--- BEGIN ---

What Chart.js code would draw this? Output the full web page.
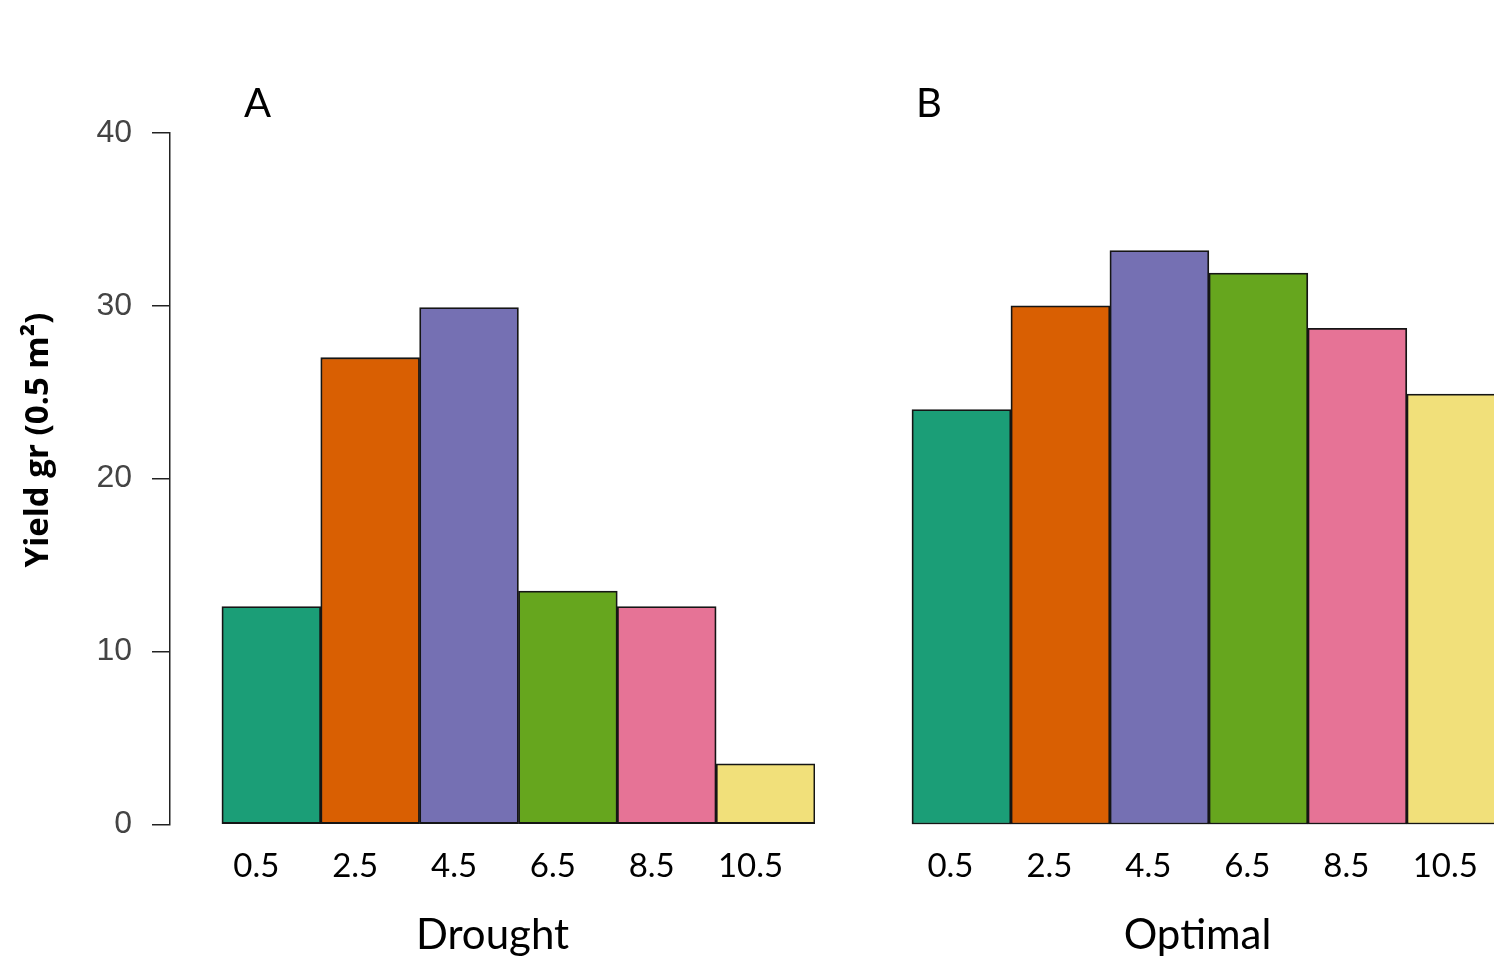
<!DOCTYPE html>
<html>
<head>
<meta charset="utf-8">
<script src="https://cdn.jsdelivr.net/npm/chart.js@4"></script>
<style>
  html, body { margin: 0; padding: 0; background: #fff; overflow: hidden; }
  #wrap { position: relative; width: 1494px; height: 961px; overflow: hidden; }
  canvas { position: absolute; top: 0; }
  #droughtChart { left: 0; }
  #optimalChart { left: 840px; }
</style>
</head>
<body>
<div id="wrap">
  <canvas id="droughtChart" width="840" height="961"></canvas>
  <canvas id="optimalChart" width="720" height="961"></canvas>
</div>
<script>
// Data
const depths = [0.5, 2.5, 4.5, 6.5, 8.5, 10.5];
const droughtYield = [12.6, 27.0, 29.9, 13.5, 12.6, 3.5];
const optimalYield = [24.0, 30.0, 33.2, 31.9, 28.7, 24.9];
const yTicks = [0, 10, 20, 30, 40];
const barColors = ['#1B9E77', '#D95F02', '#7570B3', '#66A61E', '#E67396', '#F1E07A'];

const FONT = 'Lato, "Open Sans", sans-serif';

// text that sits outside the axes (panel letter, y title)
const panelText = {
    id: 'panelText',
    afterDraw(chart, args, opts) {
        const { ctx, chartArea } = chart;
        ctx.save();
        ctx.fillStyle = '#000';
        ctx.font = '40px ' + FONT;
        ctx.textBaseline = 'alphabetic';
        ctx.textAlign = 'left';
        ctx.fillText(opts.letter, chartArea.left + opts.letterDx, chartArea.top - 16);
        if (opts.yTitle) {
            ctx.translate(39, 440);
            ctx.rotate(-Math.PI / 2);
            ctx.font = 'bold 33px "Open Sans", sans-serif';
            ctx.textAlign = 'center';
            ctx.textBaseline = 'middle';
            ctx.fillText(opts.yTitle, 0, 0);
        }
        ctx.restore();
    }
};

function buildChart(canvasId, values, opts) {
    const ctx = document.getElementById(canvasId).getContext('2d');
    return new Chart(ctx, {
        type: 'bar',
        data: {
            datasets: [{
                data: depths.map((d, i) => ({ x: d, y: values[i] })),
                backgroundColor: barColors,
                borderColor: '#151515',
                borderWidth: 1.8,
                borderSkipped: false,
                barPercentage: 1,
                categoryPercentage: 1
            }]
        },
        options: {
            responsive: false,
            animation: false,
            devicePixelRatio: 1,
            layout: { padding: { top: 133, bottom: 0, left: opts.padLeft, right: opts.padRight } },
            plugins: {
                legend: { display: false },
                tooltip: { enabled: false },
                panelText: { letter: opts.letter, letterDx: opts.letterDx, yTitle: opts.yTitle }
            },
            scales: {
                x: {
                    type: 'linear',
                    offset: false,
                    min: -1.55,
                    max: opts.xMax,
                    afterBuildTicks(scale) {
                        scale.ticks = depths.map(v => ({ value: v }));
                    },
                    afterFit(scale) {
                        scale.height = 136.7;
                    },
                    grid: { display: false, drawTicks: false },
                    border: { display: false },
                    ticks: {
                        autoSkip: false,
                        maxRotation: 0,
                        padding: 22,
                        labelOffset: opts.labelOffset,
                        color: '#000',
                        font: { family: FONT, size: 33 },
                        callback: v => String(v)
                    },
                    title: {
                        display: true,
                        text: opts.xTitle,
                        color: '#000',
                        padding: 0,
                        font: { family: FONT, size: 42 }
                    }
                },
                y: {
                    display: opts.showY,
                    min: 0,
                    max: 40,
                    afterBuildTicks(scale) {
                        scale.ticks = yTicks.map(v => ({ value: v }));
                    },
                    afterFit(scale) {
                        scale.width = opts.showY ? 170 : 0;
                    },
                    grid: {
                        drawOnChartArea: false,
                        drawTicks: true,
                        tickLength: 18,
                        color: '#222',
                        lineWidth: 1.5
                    },
                    border: { display: true, color: '#222', width: 1.5 },
                    ticks: {
                        padding: 20,
                        color: '#444',
                        font: { family: '"Liberation Sans", Arial, sans-serif', size: 32 }
                    }
                }
            }
        },
        plugins: [panelText]
    });
}

document.addEventListener('DOMContentLoaded', () => {
    buildChart('droughtChart', droughtYield, {
        padLeft: 0, padRight: 25, xMax: 11.5, labelOffset: -15,
        showY: true, letter: 'A', letterDx: 74, yTitle: 'Yield gr (0.5 m²)', xTitle: 'Drought'
    });
    buildChart('optimalChart', optimalYield, {
        padLeft: 20, padRight: 25, xMax: 12.09, labelOffset: -11,
        showY: false, letter: 'B', letterDx: 56, yTitle: null, xTitle: 'Optimal'
    });
});
</script>
</body>
</html>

--- END ---

◆ **YOUR OBJECTIVE**:
Write out the full set of lines verbatim, without the pictures.

◆ **FINAL RESULT**:
What Chart.js code would draw this? Output the full web page.
<!DOCTYPE html>
<html>
<head>
<meta charset="utf-8">
<script src="https://cdn.jsdelivr.net/npm/chart.js@4"></script>
<style>
  html, body { margin: 0; padding: 0; background: #fff; overflow: hidden; }
  #wrap { position: relative; width: 1494px; height: 961px; overflow: hidden; }
  canvas { position: absolute; top: 0; }
  #droughtChart { left: 0; }
  #optimalChart { left: 840px; }
</style>
</head>
<body>
<div id="wrap">
  <canvas id="droughtChart" width="840" height="961"></canvas>
  <canvas id="optimalChart" width="720" height="961"></canvas>
</div>
<script>
// Data
const depths = [0.5, 2.5, 4.5, 6.5, 8.5, 10.5];
const droughtYield = [12.6, 27.0, 29.9, 13.5, 12.6, 3.5];
const optimalYield = [24.0, 30.0, 33.2, 31.9, 28.7, 24.9];
const yTicks = [0, 10, 20, 30, 40];
const barColors = ['#1B9E77', '#D95F02', '#7570B3', '#66A61E', '#E67396', '#F1E07A'];

const FONT = 'Lato, "Open Sans", sans-serif';

// text that sits outside the axes (panel letter, y title)
const panelText = {
    id: 'panelText',
    afterDraw(chart, args, opts) {
        const { ctx, chartArea } = chart;
        ctx.save();
        ctx.fillStyle = '#000';
        ctx.font = '40px ' + FONT;
        ctx.textBaseline = 'alphabetic';
        ctx.textAlign = 'left';
        ctx.fillText(opts.letter, chartArea.left + opts.letterDx, chartArea.top - 16);
        if (opts.yTitle) {
            ctx.translate(39, 440);
            ctx.rotate(-Math.PI / 2);
            ctx.font = 'bold 33px "Open Sans", sans-serif';
            ctx.textAlign = 'center';
            ctx.textBaseline = 'middle';
            ctx.fillText(opts.yTitle, 0, 0);
        }
        ctx.restore();
    }
};

function buildChart(canvasId, values, opts) {
    const ctx = document.getElementById(canvasId).getContext('2d');
    return new Chart(ctx, {
        type: 'bar',
        data: {
            datasets: [{
                data: depths.map((d, i) => ({ x: d, y: values[i] })),
                backgroundColor: barColors,
                borderColor: '#151515',
                borderWidth: 1.8,
                borderSkipped: false,
                barPercentage: 1,
                categoryPercentage: 1
            }]
        },
        options: {
            responsive: false,
            animation: false,
            devicePixelRatio: 1,
            layout: { padding: { top: 133, bottom: 0, left: opts.padLeft, right: opts.padRight } },
            plugins: {
                legend: { display: false },
                tooltip: { enabled: false },
                panelText: { letter: opts.letter, letterDx: opts.letterDx, yTitle: opts.yTitle }
            },
            scales: {
                x: {
                    type: 'linear',
                    offset: false,
                    min: -1.55,
                    max: opts.xMax,
                    afterBuildTicks(scale) {
                        scale.ticks = depths.map(v => ({ value: v }));
                    },
                    afterFit(scale) {
                        scale.height = 136.7;
                    },
                    grid: { display: false, drawTicks: false },
                    border: { display: false },
                    ticks: {
                        autoSkip: false,
                        maxRotation: 0,
                        padding: 22,
                        labelOffset: opts.labelOffset,
                        color: '#000',
                        font: { family: FONT, size: 33 },
                        callback: v => String(v)
                    },
                    title: {
                        display: true,
                        text: opts.xTitle,
                        color: '#000',
                        padding: 0,
                        font: { family: FONT, size: 42 }
                    }
                },
                y: {
                    display: opts.showY,
                    min: 0,
                    max: 40,
                    afterBuildTicks(scale) {
                        scale.ticks = yTicks.map(v => ({ value: v }));
                    },
                    afterFit(scale) {
                        scale.width = opts.showY ? 170 : 0;
                    },
                    grid: {
                        drawOnChartArea: false,
                        drawTicks: true,
                        tickLength: 18,
                        color: '#222',
                        lineWidth: 1.5
                    },
                    border: { display: true, color: '#222', width: 1.5 },
                    ticks: {
                        padding: 20,
                        color: '#444',
                        font: { family: '"Liberation Sans", Arial, sans-serif', size: 32 }
                    }
                }
            }
        },
        plugins: [panelText]
    });
}

document.addEventListener('DOMContentLoaded', () => {
    buildChart('droughtChart', droughtYield, {
        padLeft: 0, padRight: 25, xMax: 11.5, labelOffset: -15,
        showY: true, letter: 'A', letterDx: 74, yTitle: 'Yield gr (0.5 m²)', xTitle: 'Drought'
    });
    buildChart('optimalChart', optimalYield, {
        padLeft: 20, padRight: 25, xMax: 12.09, labelOffset: -11,
        showY: false, letter: 'B', letterDx: 56, yTitle: null, xTitle: 'Optimal'
    });
});
</script>
</body>
</html>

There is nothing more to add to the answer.